Task description
Write out the entries below exactly, starting at the first line and stopping after the line that contains "const yTickLabels = ['0.00', '514.00']"; skip all pictures.

Exercise inputs

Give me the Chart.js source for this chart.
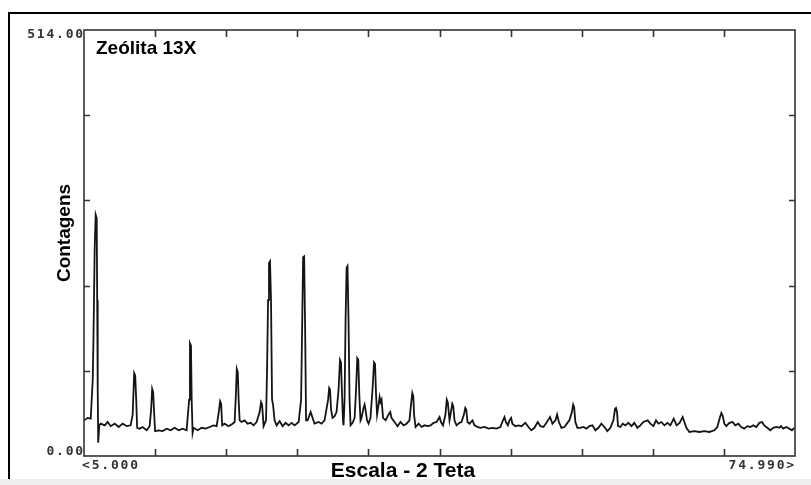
<!DOCTYPE html>
<html>
<head>
<meta charset="utf-8">
<script src="https://cdn.jsdelivr.net/npm/chart.js"></script>
<style>
  body { margin: 0; background: #fff; }
  #wrap { width: 811px; height: 485px; }
</style>
</head>
<body>
<div id="wrap"><canvas id="xrd" width="811" height="485"></canvas></div>
<script>
// difratograma - Zeolita 13X
const chartTitle = 'Zeólita 13X'
const xTitle = 'Escala - 2 Teta'
const yTitle = 'Contagens'

const xMin = 5.0
const xMax = 74.99
const yMin = 0
const yMax = 514

const xTicks = [12, 19, 26, 33, 40, 47, 54, 61, 68]
const yTicks = [102.8, 205.6, 308.4, 411.2]
const xTickLabels = ['<5.000', '74.990>']
const yTickLabels = ['0.00', '514.00']

const twoTheta = [
  5.02, 5.36, 5.66, 5.86, 5.93, 6.05, 6.15, 6.25, 6.30, 6.35, 6.40, 6.50, 6.64, 7.04, 7.33, 7.63,
  8.02, 8.41, 8.81, 9.20, 9.59, 9.79, 9.94, 10.04, 10.14, 10.23, 10.48, 10.77, 11.17, 11.46, 11.61,
  11.71, 11.81, 11.91, 12.00, 12.35, 12.74, 13.14, 13.53, 13.92, 14.32, 14.71, 15.10, 15.35, 15.43,
  15.53, 15.60, 15.69, 15.79, 16.19, 16.58, 16.97, 17.37, 17.76, 18.06, 18.30, 18.40, 18.50, 18.60,
  18.84, 19.23, 19.63, 19.83, 19.95, 20.04, 20.14, 20.22, 20.32, 20.51, 20.81, 21.10, 21.40, 21.69,
  21.99, 22.29, 22.43, 22.53, 22.68, 22.92, 23.02, 23.12, 23.21, 23.31, 23.41, 23.51, 23.61, 23.76,
  23.96, 24.26, 24.55, 24.85, 25.14, 25.44, 25.73, 26.13, 26.37, 26.47, 26.57, 26.67, 26.77, 26.86,
  27.01, 27.31, 27.50, 27.70, 28.10, 28.38, 28.68, 29.03, 29.13, 29.22, 29.32, 29.47, 29.67, 29.86,
  30.06, 30.20, 30.30, 30.40, 30.50, 30.55, 30.65, 30.75, 30.85, 30.94, 31.04, 31.14, 31.24, 31.44,
  31.64, 31.78, 31.90, 32.00, 32.10, 32.22, 32.32, 32.52, 32.62, 32.71, 32.86, 33.01, 33.20, 33.40,
  33.55, 33.65, 33.75, 33.85, 34.00, 34.10, 34.19, 34.29, 34.44, 34.69, 34.98, 35.15, 35.27, 35.57,
  35.86, 36.16, 36.45, 36.75, 37.04, 37.19, 37.32, 37.42, 37.49, 37.64, 37.94, 38.23, 38.53, 38.82,
  39.12, 39.41, 39.71, 39.90, 40.00, 40.14, 40.34, 40.58, 40.71, 40.81, 40.98, 41.08, 41.25, 41.35,
  41.47, 41.67, 41.96, 42.16, 42.40, 42.53, 42.63, 42.75, 42.95, 43.24, 43.44, 43.73, 44.03, 44.42,
  44.81, 45.21, 45.60, 45.99, 46.24, 46.39, 46.53, 46.73, 46.88, 47.05, 47.17, 47.47, 47.76, 48.06,
  48.45, 48.75, 49.04, 49.34, 49.67, 49.93, 50.23, 50.52, 50.88, 51.11, 51.41, 51.57, 51.75, 52.00,
  52.29, 52.59, 52.78, 53.03, 53.15, 53.25, 53.37, 53.57, 53.86, 54.16, 54.46, 54.75, 55.05, 55.34,
  55.64, 55.93, 56.23, 56.52, 56.82, 57.11, 57.28, 57.37, 57.47, 57.57, 57.80, 58.03, 58.29, 58.59,
  58.89, 59.17, 59.47, 59.77, 60.06, 60.49, 60.75, 61.05, 61.31, 61.54, 61.84, 62.13, 62.43, 62.72,
  63.05, 63.33, 63.63, 63.93, 64.10, 64.30, 64.59, 65.08, 65.57, 66.06, 66.56, 67.05, 67.34, 67.59,
  67.74, 67.89, 68.03, 68.23, 68.53, 68.85, 69.11, 69.41, 69.70, 70.00, 70.29, 70.59, 70.88, 71.18,
  71.48, 71.74, 71.96, 72.26, 72.56, 72.85, 73.15, 73.44, 73.61, 73.83, 74.13, 74.43, 74.69, 74.92
]

const counts = [
  43, 46, 45, 92, 140, 249, 291, 287, 188, 80, 16, 37, 39, 37, 41, 36,
  39, 35, 39, 36, 37, 50, 100, 97, 68, 34, 33, 35, 31, 36, 56,
  81, 77, 50, 30, 31, 30, 33, 31, 34, 31, 33, 31, 68, 136,
  133, 68, 28, 34, 31, 34, 33, 35, 37, 36, 56, 66, 63, 37,
  39, 36, 39, 41, 74, 105, 101, 68, 43, 41, 43, 39, 40, 37,
  41, 53, 65, 62, 36, 43, 104, 188, 233, 235, 188, 68, 62, 43,
  37, 42, 36, 40, 37, 40, 37, 41, 68, 152, 240, 241, 152, 43,
  43, 53, 46, 39, 41, 39, 43, 68, 82, 80, 56, 46, 48, 53,
  80, 116, 113, 74, 41, 37, 68, 164, 227, 229, 164, 68, 37, 40,
  46, 80, 118, 116, 74, 43, 46, 58, 62, 56, 43, 39, 46, 80,
  113, 111, 74, 50, 62, 71, 65, 68, 46, 43, 50, 53, 46, 41,
  36, 41, 37, 39, 43, 62, 76, 72, 50, 35, 39, 35, 37, 36,
  37, 40, 41, 45, 47, 41, 37, 50, 68, 65, 43, 50, 63, 60,
  43, 37, 40, 41, 50, 58, 56, 41, 39, 43, 37, 35, 34, 35,
  33, 34, 33, 35, 43, 47, 41, 37, 43, 46, 39, 36, 37, 36,
  40, 35, 31, 34, 41, 36, 35, 40, 47, 39, 43, 50, 41, 34,
  35, 40, 43, 53, 62, 59, 41, 34, 34, 35, 33, 36, 37, 31,
  34, 39, 35, 30, 34, 43, 57, 58, 53, 36, 35, 39, 37, 40,
  36, 40, 34, 37, 41, 43, 39, 36, 43, 39, 41, 37, 40, 37,
  45, 37, 40, 47, 41, 34, 29, 30, 29, 30, 29, 31, 35, 46,
  52, 48, 39, 36, 40, 41, 37, 39, 35, 33, 36, 35, 37, 35,
  40, 41, 37, 34, 31, 34, 35, 34, 36, 33, 35, 33, 31, 34
]

const monoFont = 'bold 13px "DejaVu Sans Mono", monospace'
const titleFont = 'bold 19px "Liberation Sans", Arial, sans-serif'
const axisFont = 'bold 21px "Liberation Sans", Arial, sans-serif'

// moldura, eixos com marcas para dentro, textos
const framePlugin = {
  id: 'frame',
  beforeDraw(chart) {
    const c = chart.ctx
    c.save()
    c.fillStyle = '#ffffff'
    c.fillRect(0, 0, chart.width, chart.height)
    c.fillStyle = '#eeeeee'
    c.fillRect(0, 479, chart.width, chart.height - 479)
    c.strokeStyle = '#000'
    c.lineWidth = 2
    c.beginPath()
    c.moveTo(9, 479)
    c.lineTo(9, 13)
    c.lineTo(chart.width, 13)
    c.stroke()
    c.restore()
  },
  afterDraw(chart) {
    const c = chart.ctx
    const a = chart.chartArea
    const xs = chart.scales.x
    const ys = chart.scales.y
    c.save()
    c.strokeStyle = '#333'
    c.lineWidth = 1.6
    c.strokeRect(a.left, a.top, a.right - a.left, a.bottom - a.top)

    c.beginPath()
    xTicks.forEach(v => {
      const px = Math.round(xs.getPixelForValue(v)) + 0.5
      c.moveTo(px, a.bottom); c.lineTo(px, a.bottom - 7)
      c.moveTo(px, a.top); c.lineTo(px, a.top + 7)
    })
    yTicks.forEach(v => {
      const py = Math.round(ys.getPixelForValue(v)) + 0.5
      c.moveTo(a.left, py); c.lineTo(a.left + 6, py)
      c.moveTo(a.right, py); c.lineTo(a.right - 6, py)
    })
    c.stroke()

    c.fillStyle = '#333'
    c.font = monoFont
    c.letterSpacing = '1.8px'
    c.textBaseline = 'middle'
    c.textAlign = 'right'
    c.fillText(yTickLabels[1], a.left + 1, ys.getPixelForValue(yMax) + 5)
    c.fillText(yTickLabels[0], a.left + 1, ys.getPixelForValue(yMin) - 4)
    c.textAlign = 'left'
    c.fillText(xTickLabels[0], xs.getPixelForValue(xMin) - 2, a.bottom + 10)
    c.textAlign = 'right'
    c.fillText(xTickLabels[1], xs.getPixelForValue(xMax) + 1, a.bottom + 10)
    c.letterSpacing = '0px'

    c.fillStyle = '#000'
    c.font = titleFont
    c.textAlign = 'left'
    c.fillText(chartTitle, a.left + 12, a.top + 19)
    c.font = axisFont
    c.textAlign = 'center'
    c.fillText(xTitle, 403, a.bottom + 15)
    c.font = titleFont
    c.translate(65, 233)
    c.rotate(-Math.PI / 2)
    c.fillText(yTitle, 0, 0)
    c.restore()
  }
}

const ctx = document.getElementById('xrd')
new Chart(ctx, {
  type: 'line',
  data: {
    datasets: [{
      data: twoTheta.map((t, i) => ({ x: t, y: counts[i] })),
      borderColor: '#141414',
      borderWidth: 1.8,
      pointRadius: 0,
      tension: 0,
      fill: false
    }]
  },
  options: {
    responsive: false,
    animation: false,
    layout: { padding: { left: 84, top: 30, right: 16, bottom: 29 } },
    plugins: {
      legend: { display: false },
      tooltip: { enabled: false }
    },
    scales: {
      x: { type: 'linear', min: xMin, max: xMax, display: false },
      y: { type: 'linear', min: yMin, max: yMax, display: false }
    }
  },
  plugins: [framePlugin]
})
</script>
</body>
</html>
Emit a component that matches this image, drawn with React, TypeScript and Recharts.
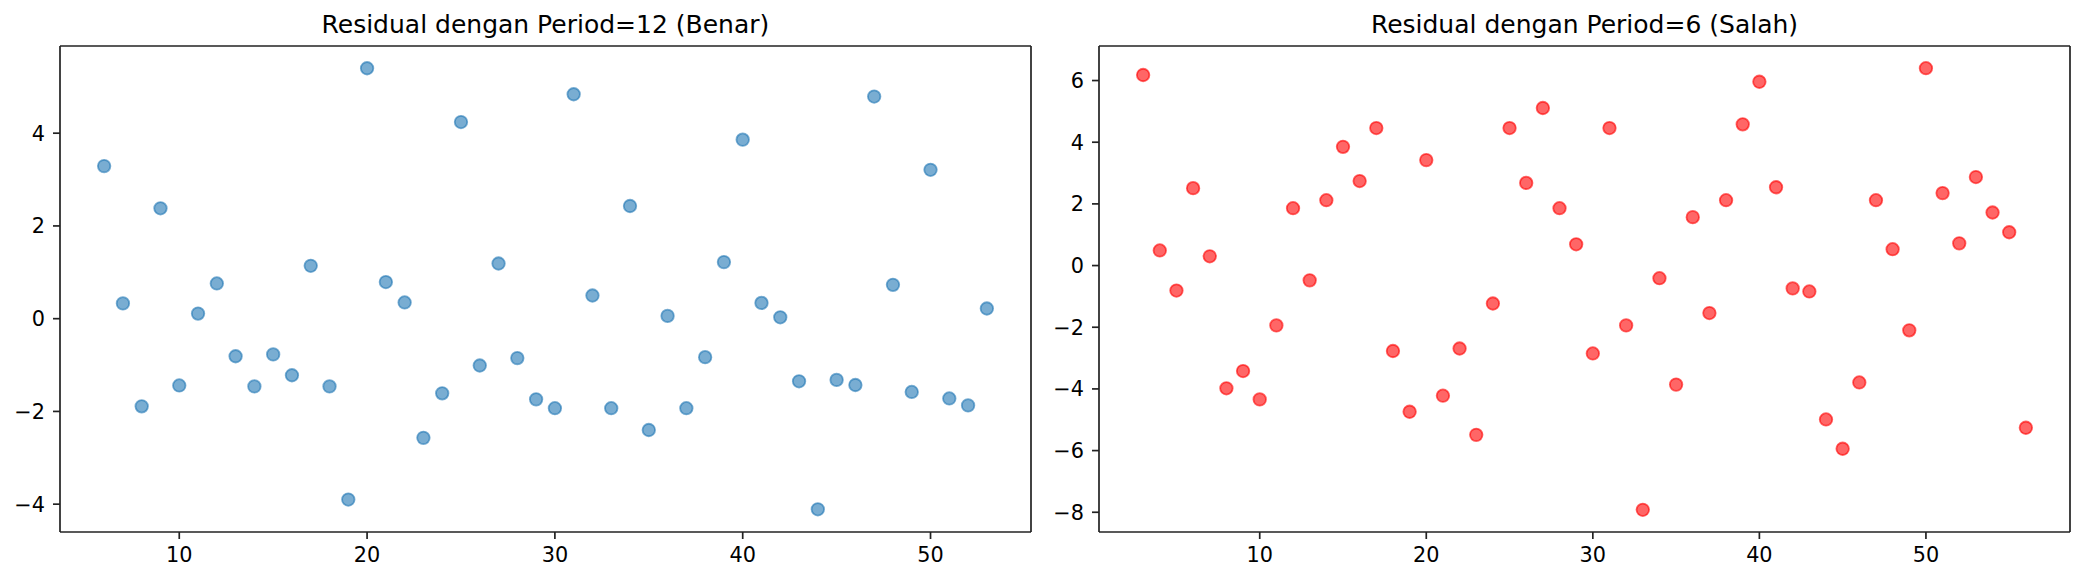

Task answer
Give me the Chart.js source for this chart.
<!DOCTYPE html>
<html>
<head>
<meta charset="utf-8">
<script src="https://cdn.jsdelivr.net/npm/chart.js"></script>
<style>
  body { margin: 0; background: #fff; }
  #wrap { width: 811px; height: 485px; }
</style>
</head>
<body>
<div id="wrap"><canvas id="xrd" width="811" height="485"></canvas></div>
<script>
// difratograma - Zeolita 13X
const chartTitle = 'Zeólita 13X'
const xTitle = 'Escala - 2 Teta'
const yTitle = 'Contagens'

const xMin = 5.0
const xMax = 74.99
const yMin = 0
const yMax = 514

const xTicks = [12, 19, 26, 33, 40, 47, 54, 61, 68]
const yTicks = [102.8, 205.6, 308.4, 411.2]
const xTickLabels = ['<5.000', '74.990>']
const yTickLabels = ['0.00', '514.00']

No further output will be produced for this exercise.